If the height, so to speak, of the Ann Arbor period was a text ("An Intro to the S.I."), then the height of the Buffalo period was an action (persistently writing poetico-political graffiti in a cold, all-concrete tunnel at the State University of New York at Buffalo campus that was to be "officially" decorated sometime in the future). Both the text and the action generated small, but intense controversies in which I was an active participant, not a spectator. In both instances, I was treated to healthy doses of the commentary and criticism of other people; I had to take a stand and then defend and answer for it. But in the latter instance, I was also treated to warm praise as well as to stern critique: Greil Marcus wrote a review of NB!#11 (January 1987) in his "Real Life Top Ten" column, then published in The Village Voice. In his review, Greil called attention to the fact that "Our Methods & Goals in the UB Graffiti Scandal" (NB!#11, 1987) harkened back to the situationists' "Our Methods & Goals in the Strasbourg Scandal," which appeared in Internationale Situationniste #11, 1967. "The serendipity of numbers," Greil asked, referring to 11 and 1967/1987, "or the numbers of serendipity?"

I must say that, though the review was a dream come true for me, it made me more self-conscious about putting out NOT BORED! than I'd ever been. Especially as the graffiti scandal grew and grew -- it finally petered out in 1989, three years after it began -- I became more and more self-conscious about my own "importance as a revolutionary." As you might imagine, this mental state was not at all conducive to producing an intentionally marginal, self-avowedly amateurish magazine that came out in quantities of 100 or less per issue. After the publication of the 13th issue, which came out in December 1987, I was too confused to go on, but I wasn't willing to dissolve the magazine itself. My solution was that, thenceforth, I would only produce supplements to the 13th issue: there would be no more "new" issues; there would only be issues that supplemented or replaced earlier issues of NOT BORED!

As artificial as it might sound, this strategy worked for a year or so. A total of three full-length supplements to "the last issue" were published, all of them in Buffalo. Perhaps it was as a result of this very self-conscious process of mourning -- in combination with moving back and forth between Buffalo and Ann Arbor as I wrote my doctoral dissertation -- that I eventually got back in touch with the impulses that originally led me to write, edit and publish NOT BORED! In any event, a 14th issue finally did come out in February 1989, but it was a "special," transitional issue devoted almost entirely to detourned comic strips.
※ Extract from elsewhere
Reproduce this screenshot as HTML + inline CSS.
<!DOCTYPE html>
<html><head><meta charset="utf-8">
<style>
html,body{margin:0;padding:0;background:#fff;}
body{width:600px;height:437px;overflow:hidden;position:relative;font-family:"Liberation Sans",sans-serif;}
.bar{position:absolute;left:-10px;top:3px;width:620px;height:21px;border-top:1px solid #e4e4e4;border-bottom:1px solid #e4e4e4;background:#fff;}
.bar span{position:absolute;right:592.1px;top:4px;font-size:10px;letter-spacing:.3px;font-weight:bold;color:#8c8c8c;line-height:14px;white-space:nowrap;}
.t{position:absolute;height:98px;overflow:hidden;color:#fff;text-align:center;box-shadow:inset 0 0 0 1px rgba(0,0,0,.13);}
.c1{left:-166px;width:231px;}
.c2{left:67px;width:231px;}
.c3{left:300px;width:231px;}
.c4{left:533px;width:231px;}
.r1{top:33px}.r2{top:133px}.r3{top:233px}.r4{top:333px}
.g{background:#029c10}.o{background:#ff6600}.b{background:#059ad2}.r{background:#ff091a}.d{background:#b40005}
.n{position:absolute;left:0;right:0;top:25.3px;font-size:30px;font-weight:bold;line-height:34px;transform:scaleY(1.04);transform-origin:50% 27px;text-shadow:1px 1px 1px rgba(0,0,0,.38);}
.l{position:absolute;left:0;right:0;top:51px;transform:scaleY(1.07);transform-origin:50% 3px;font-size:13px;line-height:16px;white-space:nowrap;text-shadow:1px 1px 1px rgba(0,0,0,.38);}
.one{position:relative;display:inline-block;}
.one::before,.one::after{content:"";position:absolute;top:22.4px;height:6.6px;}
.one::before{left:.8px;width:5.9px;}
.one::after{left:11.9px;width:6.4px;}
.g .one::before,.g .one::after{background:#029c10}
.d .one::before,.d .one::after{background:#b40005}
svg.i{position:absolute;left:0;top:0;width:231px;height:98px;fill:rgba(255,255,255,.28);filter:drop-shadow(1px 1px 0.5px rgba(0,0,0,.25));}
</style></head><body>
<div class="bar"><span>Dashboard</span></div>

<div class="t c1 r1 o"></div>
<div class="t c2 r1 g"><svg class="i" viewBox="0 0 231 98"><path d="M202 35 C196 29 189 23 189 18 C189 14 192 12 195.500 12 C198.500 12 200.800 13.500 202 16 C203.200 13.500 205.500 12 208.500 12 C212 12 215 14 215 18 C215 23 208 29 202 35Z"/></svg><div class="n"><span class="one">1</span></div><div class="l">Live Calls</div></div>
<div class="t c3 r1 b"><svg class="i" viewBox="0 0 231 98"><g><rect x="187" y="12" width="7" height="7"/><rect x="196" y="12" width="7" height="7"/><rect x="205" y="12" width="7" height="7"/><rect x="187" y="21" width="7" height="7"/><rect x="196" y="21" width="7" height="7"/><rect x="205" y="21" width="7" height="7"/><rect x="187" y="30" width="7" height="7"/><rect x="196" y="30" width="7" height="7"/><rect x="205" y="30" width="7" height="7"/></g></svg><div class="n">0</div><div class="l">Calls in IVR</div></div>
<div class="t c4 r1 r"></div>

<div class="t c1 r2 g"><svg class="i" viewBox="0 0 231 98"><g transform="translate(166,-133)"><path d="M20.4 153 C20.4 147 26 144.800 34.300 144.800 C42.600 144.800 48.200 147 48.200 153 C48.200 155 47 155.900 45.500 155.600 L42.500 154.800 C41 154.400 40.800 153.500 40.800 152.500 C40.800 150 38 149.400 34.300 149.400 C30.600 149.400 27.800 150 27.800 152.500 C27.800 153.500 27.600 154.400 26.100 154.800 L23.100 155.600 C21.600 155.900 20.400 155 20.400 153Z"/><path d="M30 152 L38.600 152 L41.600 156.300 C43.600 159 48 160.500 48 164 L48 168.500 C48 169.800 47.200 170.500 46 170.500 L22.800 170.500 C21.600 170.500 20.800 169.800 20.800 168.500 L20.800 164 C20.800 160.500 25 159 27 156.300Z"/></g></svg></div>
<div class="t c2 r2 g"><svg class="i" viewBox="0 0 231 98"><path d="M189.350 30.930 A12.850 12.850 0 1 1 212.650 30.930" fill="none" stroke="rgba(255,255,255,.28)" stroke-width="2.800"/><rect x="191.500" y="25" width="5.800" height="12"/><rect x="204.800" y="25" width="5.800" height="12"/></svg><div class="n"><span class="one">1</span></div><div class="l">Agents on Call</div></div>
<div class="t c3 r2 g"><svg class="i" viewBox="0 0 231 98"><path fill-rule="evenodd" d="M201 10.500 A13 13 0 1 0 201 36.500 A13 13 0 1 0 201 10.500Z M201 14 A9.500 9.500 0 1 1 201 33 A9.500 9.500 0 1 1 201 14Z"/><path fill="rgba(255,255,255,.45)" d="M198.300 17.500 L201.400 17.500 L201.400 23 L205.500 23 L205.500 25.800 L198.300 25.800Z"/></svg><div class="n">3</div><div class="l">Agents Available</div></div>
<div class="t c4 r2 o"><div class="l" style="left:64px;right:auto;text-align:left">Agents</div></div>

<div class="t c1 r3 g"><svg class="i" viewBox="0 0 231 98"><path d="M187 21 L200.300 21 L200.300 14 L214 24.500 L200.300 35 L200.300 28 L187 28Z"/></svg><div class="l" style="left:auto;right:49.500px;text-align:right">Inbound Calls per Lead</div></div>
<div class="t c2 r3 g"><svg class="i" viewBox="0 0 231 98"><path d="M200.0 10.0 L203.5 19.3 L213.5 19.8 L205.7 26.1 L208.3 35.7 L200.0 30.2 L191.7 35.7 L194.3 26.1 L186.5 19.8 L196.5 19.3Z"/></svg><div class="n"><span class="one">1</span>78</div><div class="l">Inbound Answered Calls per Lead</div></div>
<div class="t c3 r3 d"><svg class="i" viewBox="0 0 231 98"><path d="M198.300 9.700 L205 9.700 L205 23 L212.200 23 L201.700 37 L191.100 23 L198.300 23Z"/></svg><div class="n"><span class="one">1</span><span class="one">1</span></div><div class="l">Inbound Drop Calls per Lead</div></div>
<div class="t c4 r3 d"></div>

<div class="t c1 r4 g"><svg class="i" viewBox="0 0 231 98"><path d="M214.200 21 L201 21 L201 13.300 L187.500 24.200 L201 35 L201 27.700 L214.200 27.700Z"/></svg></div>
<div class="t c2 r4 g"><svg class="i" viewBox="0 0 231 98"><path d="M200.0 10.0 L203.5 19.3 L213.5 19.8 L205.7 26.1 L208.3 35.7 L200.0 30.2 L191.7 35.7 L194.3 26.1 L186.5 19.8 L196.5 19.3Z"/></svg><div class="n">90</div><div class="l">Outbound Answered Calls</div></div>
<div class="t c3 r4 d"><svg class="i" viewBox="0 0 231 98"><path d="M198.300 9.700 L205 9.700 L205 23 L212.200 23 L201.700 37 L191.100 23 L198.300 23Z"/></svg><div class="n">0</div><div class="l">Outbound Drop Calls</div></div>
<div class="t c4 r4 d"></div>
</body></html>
The 15th issue of NOT BORED! (April 1989) saw the decisive return of its "original," situationist format; this issue also included the last report on the UB graffiti scandal.

At this writing, the most recent issue is #24 (September 1995); #25 will be published in June 1996. Much happened between the 15th and 24th issues: in particular, I moved twice, from Buffalo to Providence, Rhode Island, and then from Providence to New York City, the place of my birth. I have the sense that I have come full circle, and am now preparing the begin to next round. It is therefore to the future that this Tract Record is dedicated.

Bill Brown

New York City

April 1996

[Note: this text has been modified and translated into Dutch by Freek Kallenburg, who published it in Mba-Kajere (Winter 1997). Kallenburg has also translated and published in Mba-Kajere our text Squat the World.